If you’re like me…God help you! (rimshot) That said, if you’re like me, you like to find your own new music. When you discover some new-to-you group or artist that really does it for you, completely on your own, you tend to value that find more highly than something that has been suggested to you by somebody else. Be that as it may, I haven’t posted anything about music in a very long time. So, to put an end to my record-smashing streak of non-musical posts, I thought that what I would do is briefly introduce a few recordings that I have discovered, by one means or another, over the years and have greatly appreciated and enjoyed. Some of what follows is music by relatively obscure artists. None of it is very new. And any of it you could easily have missed.
I will begin with a recording to which I was introduced by this really good article that appeared in The New Yorker.

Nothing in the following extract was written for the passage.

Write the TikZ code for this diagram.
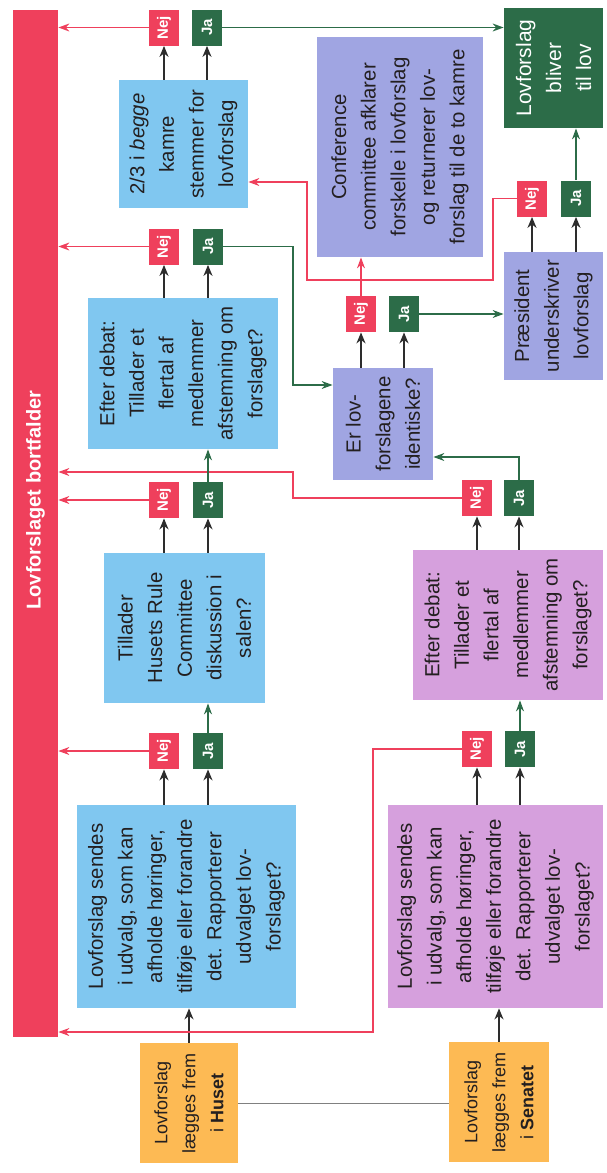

Read the article; you’ll dig it. It chronicles the creation of Sunday Night at the Village Vanguard, featuring the Bill Evans Trio. The album is da bomb. This recording not only sent me out buying more Bill Evans, but it sent me out investigating the whole “Cool School” of jazz, including such artists as Chet Baker, June Christy, Lennie Tristano, Wayne Marsh, and Lee Konitz, among many others. But Sunday Night at the Village Vanguard is a true classic and not to be missed.
My next pick is Genius + Soul = Jazz by Ray Charles. Given the fuss raised by Jamie Foxx’s cinematic portrayal, maybe this album has had a comeback of which I’m not aware. I own it only on vinyl, so I’m not sure what tracks may be on the CD version. But this mostly instrumental album also features a couple of great vocals, one of which is a killer rendition of “I’m Gonna Move to the Outskirts of Town” arranged by Quincy Jones—as is “One Mint Julep” which, as I remember, came out as a single back in the early ‘60s when instrumental singles were the thing. If you are familiar with Ray Charles only as an R&B singer, you owe it yourself to check this one out.

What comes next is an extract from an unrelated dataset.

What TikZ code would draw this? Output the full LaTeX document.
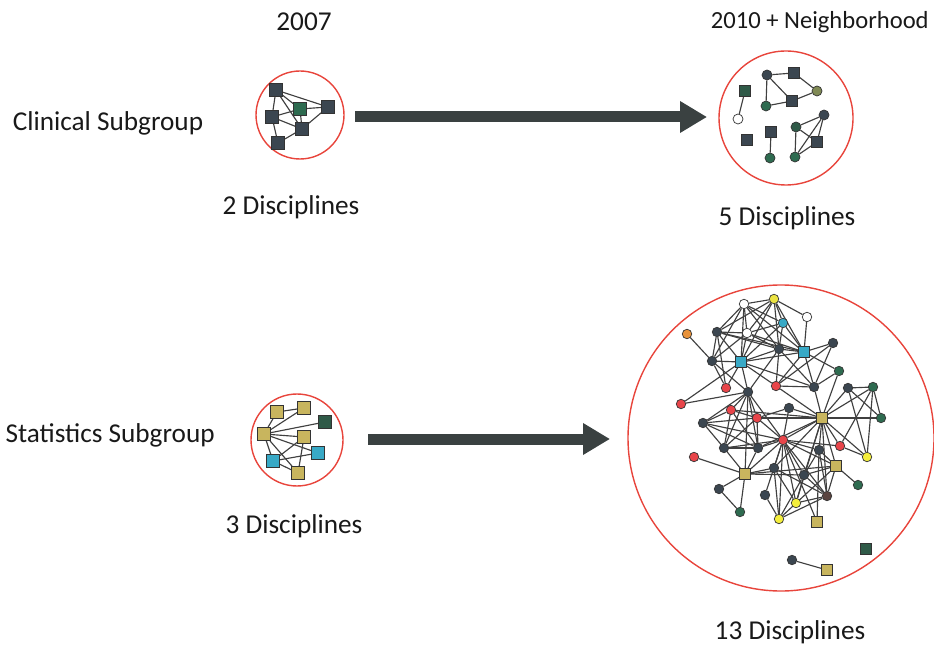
\documentclass[tikz,border=0pt]{standalone}
\usepackage{fontspec}
\setmainfont{Carlito}
\usetikzlibrary{arrows.meta, backgrounds}

\definecolor{slate}{HTML}{3B4650}
\definecolor{ngreen}{HTML}{2E6B50}
\definecolor{dgreen}{HTML}{2F5A48}
\definecolor{nred}{HTML}{E8454A}
\definecolor{khaki}{HTML}{C8B55E}
\definecolor{ncyan}{HTML}{38A9C6}
\definecolor{nyellow}{HTML}{F4EE3C}
\definecolor{norange}{HTML}{E8923A}
\definecolor{olive}{HTML}{808A55}
\definecolor{brown}{HTML}{5A4440}
\definecolor{ringred}{HTML}{E8453C}
\definecolor{linkgray}{HTML}{404040}
\definecolor{arrowgray}{HTML}{3A4141}

\begin{document}
\begin{tikzpicture}[
            x = 0.2mm, y = -0.2mm, % one pixel of the scan
            > = {Triangle[width=6mm, length=5.4mm]}, % big arrow head
            txt/.style = {inner sep=0pt, text=black!90, font=\fontsize{15.5}{18}\selectfont},
            sq/.style = {rectangle, draw=black!80, line width=0.4pt, minimum size=2.6mm, inner sep=0pt},
            dot/.style = {circle, draw=black!80, line width=0.4pt, minimum size=2mm, inner sep=0pt},
            ring/.style = {circle, draw=ringred, line width=0.8pt, inner sep=0pt},
            link/.style = {draw=linkgray, line width=0.65pt},
            bigarrow/.style = {->, draw=arrowgray, line width=2.2mm}
        ]

        \useasboundingbox (0,0) rectangle (934,648);

        % titles and captions
        \node[txt] (y07) at (304,22) {2007};
        \node[txt, anchor=east, font=\fontsize{14}{17}\selectfont] (y10) at (929,22) {2010 + Neighborhood};
        \node[txt] (clin) at (108,123) {Clinical Subgroup};
        \node[txt, anchor=east] (stat) at (215,435) {Statistics Subgroup};
        \node[txt] (d2) at (291,207) {2 Disciplines};
        \node[txt] (d5) at (787,218) {5 Disciplines};
        \node[txt] (d3) at (294,526) {3 Disciplines};
        \node[txt] (d13) at (790,632) {13 Disciplines};

        % red rings
        \node[ring, minimum size=17.6mm] (clin07) at (300,115) {};
        \node[ring, minimum size=26.8mm] (clin10) at (786,118) {};
        \node[ring, minimum size=18.4mm] (stat07) at (297,440) {};
        \node[ring, minimum size=61.2mm] (stat10) at (781,438) {};

        % arrows
        \coordinate (a1s) at (355,117);
        \coordinate (a1e) at (707,117);
        \coordinate (a2s) at (368,439);
        \coordinate (a2e) at (610,439);
        \draw[bigarrow] (a1s) -- (a1e);
        \draw[bigarrow] (a2s) -- (a2e);

        % clinical 2007
        \node[sq, fill=slate] (ca) at (276,90) {};
        \node[sq, fill=ngreen] (cb) at (300,109) {};
        \node[sq, fill=slate] (cc) at (328,107) {};
        \node[sq, fill=slate] (cd) at (272,117) {};
        \node[sq, fill=slate] (ce) at (302,129) {};
        \node[sq, fill=slate] (cf) at (278,143) {};

        % statistics 2007
        \node[sq, fill=khaki] (sa) at (277,412) {};
        \node[sq, fill=khaki] (sb) at (304,408) {};
        \node[sq, fill=dgreen] (sc) at (325,422) {};
        \node[sq, fill=khaki] (sd) at (264,434) {};
        \node[sq, fill=khaki] (se) at (304,437) {};
        \node[sq, fill=ncyan] (sf) at (318,453) {};
        \node[sq, fill=ncyan] (sg) at (273,461) {};
        \node[sq, fill=khaki] (sh) at (298,473) {};

        \begin{scope}[sq/.append style={minimum size=2.2mm}]
        % clinical 2010
        \node[sq, fill=dgreen] (ka) at (745,91) {};
        \node[dot, fill=white] (kb) at (738,119) {};
        \node[dot, fill=slate] (kc) at (767,75) {};
        \node[sq, fill=slate] (kd) at (794,73) {};
        \node[dot, fill=olive] (ke) at (817,91) {};
        \node[dot, fill=ngreen] (kf) at (766,106) {};
        \node[sq, fill=slate] (kg) at (792,101) {};
        \node[sq, fill=slate] (kh) at (747,140) {};
        \node[sq, fill=slate] (ki) at (771,132) {};
        \node[dot, fill=ngreen] (kj) at (770,158) {};
        \node[dot, fill=dgreen] (kk) at (796,127) {};
        \node[dot, fill=slate] (kl) at (824,115) {};
        \node[sq, fill=slate] (km) at (817,142) {};
        \node[dot, fill=ngreen] (kn) at (795,157) {};
        \end{scope}

        \begin{scope}[sq/.append style={minimum size=2.1mm}, dot/.append style={minimum size=1.9mm}]
        % statistics 2010 + neighborhood
        \node[dot, fill=white] (t1) at (744,304) {};
        \node[dot, fill=nyellow!80!khaki] (t2) at (774,299) {};
        \node[dot, fill=ncyan] (t3) at (783,323) {};
        \node[dot, fill=white] (t4) at (807,317) {};
        \node[dot, fill=norange] (o1) at (687,334) {};
        \node[dot, fill=slate] (t5) at (717,332) {};
        \node[dot, fill=white] (t6) at (747,333) {};
        \node[dot, fill=slate] (t7) at (779,349) {};
        \node[sq, fill=ncyan] (q1) at (804,352) {};
        \node[dot, fill=slate] (t8) at (833,343) {};
        \node[dot, fill=slate] (t9) at (712,361) {};
        \node[sq, fill=ncyan] (q2) at (741,362) {};
        \node[dot, fill=ngreen] (g1) at (839,371) {};
        \node[dot, fill=nred] (r1) at (726,388) {};
        \node[dot, fill=slate] (h1) at (748,392) {};
        \node[dot, fill=nred] (r2) at (776,386) {};
        \node[dot, fill=slate] (m1) at (814,387) {};
        \node[dot, fill=slate] (e1) at (848,388) {};
        \node[dot, fill=ngreen] (e2) at (873,387) {};
        \node[dot, fill=nred] (r3) at (681,404) {};
        \node[dot, fill=nred] (r4) at (731,410) {};
        \node[dot, fill=slate] (d1) at (789,408) {};
        \node[sq, fill=khaki] (q3) at (822,418) {};
        \node[dot, fill=nred] (r5) at (757,418) {};
        \node[dot, fill=slate] (d2) at (703,423) {};
        \node[dot, fill=ngreen] (e3) at (881,418) {};
        \node[dot, fill=nred] (r6) at (783,440) {};
        \node[dot, fill=slate] (d3) at (724,448) {};
        \node[dot, fill=slate] (d4) at (758,448) {};
        \node[dot, fill=slate] (d5) at (819,450) {};
        \node[dot, fill=nred] (r7) at (840,446) {};
        \node[dot, fill=nyellow] (y1) at (867,457) {};
        \node[dot, fill=nred] (r8) at (694,457) {};
        \node[sq, fill=khaki] (q4) at (745,474) {};
        \node[dot, fill=slate] (d6) at (774,468) {};
        \node[sq, fill=khaki] (q5) at (836,466) {};
        \node[dot, fill=slate] (d7) at (804,475) {};
        \node[dot, fill=slate] (d8) at (719,489) {};
        \node[dot, fill=slate] (d9) at (765,495) {};
        \node[dot, fill=ngreen] (g2) at (858,485) {};
        \node[dot, fill=brown] (b1) at (827,496) {};
        \node[dot, fill=nyellow] (y2) at (796,503) {};
        \node[dot, fill=ngreen] (g3) at (740,512) {};
        \node[dot, fill=nyellow] (y3) at (779,519) {};
        \node[sq, fill=khaki] (q6) at (817,522) {};
        \node[sq, fill=dgreen] (s1) at (866,549) {};
        \node[dot, fill=slate] (s2) at (792,560) {};
        \node[sq, fill=khaki] (q7) at (827,570) {};
        \end{scope}

        \begin{scope}[on background layer]
        \path[link] (ca) edge (cb) edge (cc) edge (cd) edge (ce);
        \path[link] (cb) edge (cc) edge (cd) edge (ce);
        \path[link] (cd) edge (ce) edge (cf);
        \path[link] (ce) edge (cf) edge (cc);

        \path[link] (sa) edge (sb) edge (sd);
        \path[link] (sd) edge (sb) edge (sc) edge (se) edge (sf) edge (sg) edge (sh);
        \path[link] (se) edge (sg) edge (sh);
        \path[link] (sg) edge (sf) edge (sh);

        \path[link] (ka) edge (kb);
        \path[link] (kc) edge (kd) edge (kf) edge (kg);
        \path[link] (ke) edge (kd) edge (kg);
        \path[link] (kf) edge (kg);
        \path[link] (ki) edge (kj);
        \path[link] (kk) edge (kl) edge (kn) edge (km);
        \path[link] (kl) edge (km) edge (kn);
        \path[link] (km) edge (kn);

        \path[link] (t1) edge (t2) edge (t5) edge (t6) edge (t7) edge (q2) edge (q1) edge (t3) edge (t9);
        \path[link] (t2) edge (t3) edge (t4) edge (t6) edge (t7) edge (q2) edge (q1) edge (t5);
        \path[link] (t3) edge (t6) edge (t7) edge (q1) edge (q2);
        \path[link] (t4) edge (q1);
        \path[link] (o1) edge (t9);
        \path[link] (t5) edge (t6) edge (q2) edge (t9) edge (t7) edge (q1) edge (r1);
        \path[link] (t6) edge (q2) edge (t7) edge (q1) edge (t9);
        \path[link] (t7) edge (q1) edge (q2) edge (r2) edge (m1) edge (h1);
        \path[link] (q1) edge (t8) edge (q2) edge (m1) edge (r2) edge (g1);
        \path[link] (t8) edge (m1) edge (r2);
        \path[link] (t9) edge (q2) edge (r1) edge (h1);
        \path[link] (q2) edge (h1) edge (r1) edge (r2) edge (m1) edge (r3);
        \path[link] (g1) edge (m1) edge (q3);
        \path[link] (h1) edge (r3) edge (r4) edge (r5) edge (d2) edge (d3) edge (d4) edge (r6) edge (q4);
        \path[link] (r2) edge (m1) edge (q3);
        \path[link] (m1) edge (q3);
        \path[link] (e1) edge (e2) edge (q3) edge (e3) edge (y1);
        \path[link] (e2) edge (e3) edge (q3) edge (y1) edge (r7);
        \path[link] (q3) edge (d1) edge (r6) edge (r5) edge (e3) edge (r7) edge (d5) edge (d6) edge (d7)
                         edge (q5) edge (b1) edge (y2) edge (d4) edge (r4) edge (y1);
        \path[link] (d1) edge (r6) edge (r5);
        \path[link] (r4) edge (d2) edge (d3) edge (d4) edge (r5);
        \path[link] (r5) edge (d2) edge (d3) edge (d4) edge (r6);
        \path[link] (d2) edge (d3) edge (d4) edge (r6);
        \path[link] (r6) edge (d3) edge (d4) edge (d5) edge (r7) edge (q4) edge (d6) edge (d7) edge (q5)
                         edge (b1) edge (y2) edge (y3) edge (d9) edge (q6);
        \path[link] (d3) edge (d4) edge (q4);
        \path[link] (d4) edge (q4);
        \path[link] (r8) edge (q4);
        \path[link] (q4) edge (d6) edge (d8) edge (g3) edge (q5) edge (d7);
        \path[link] (d8) edge (g3);
        \path[link] (d5) edge (q5) edge (d7) edge (b1) edge (q6);
        \path[link] (r7) edge (y1);
        \path[link] (q5) edge (g2) edge (d7) edge (b1) edge (y3);
        \path[link] (d6) edge (y3) edge (y2) edge (b1);
        \path[link] (d7) edge (y2) edge (b1) edge (y3);
        \path[link] (d9) edge (y3);
        \path[link] (y2) edge (b1);
        \path[link] (b1) edge (y3);
        \path[link] (s2) edge (q7);
        \end{scope}

  \end{tikzpicture}
\end{document}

From this point on we get a bit more esoteric. A truly classic recording that is not as well-known as it deserves to be is In the Night, by The George Shearing Quintet with vocals by Dakota Staton. Neither of these performers seems to have withstood the test of time as well as some of their contemporaries. Bill Evans is better known today than George Shearing, I’d say. Shearing may have been too popular in his heyday for his own good, posterity-wise; too successful to stay hip. Sarah Vaughan and Dinah Washington are well remembered; Dakota Staton not so much. This recording includes a rendition of her signature tune “The Late, Late Show”. If you can figger out why she’s slipped into obscurity, do share it with me.

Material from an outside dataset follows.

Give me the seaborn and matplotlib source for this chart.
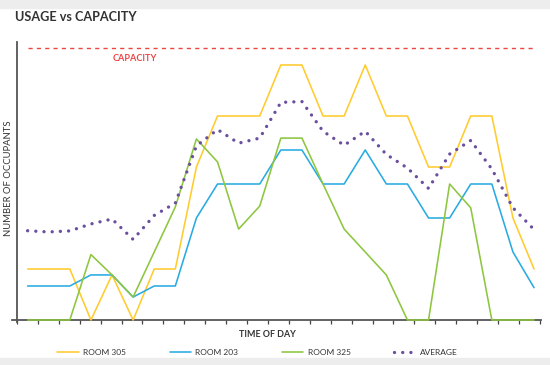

A musically erudite friend introduced me to both of my final two artists. First is Vic Chesnutt. This is a guy who really bears comparison with no other artist. He is a paraplegic, having been injured in a car accident as a teenager. He was “discovered” and brought into the studio by Michael Stipe of R.E.M. Chesnutt writes and sings his totally idiosyncratic songs with a take-it-or-leave-it delivery that immediately captured my admiration. His lyrics you must experience for yourself; I can’t describe them. I could recommend any of his first several albums: Little, West of Rome, Is the Actor Happy?—but the one I’ve chosen is Drunk. If you can’t relate to the opening tune, “The Sleeping Man” you just ain’t gonna get it, ever. Have a nice life.
My final recommendation is Nightclub, by Patricia Barber. The first cut alone—her rendition of “Bye Bye Blackbird”—was worth the price of admission to me. Like Vic Chesnutt, Patricia Barber is unique. I can listen to her hour-on-end. You might compare her to Diana Krall…but, no—you can’t—uhn-uh. Get real.
And all of that said, if you haven’t yet discovered Eva Cassidy, do it on your own. Google her or something. Sheesh! Just do it.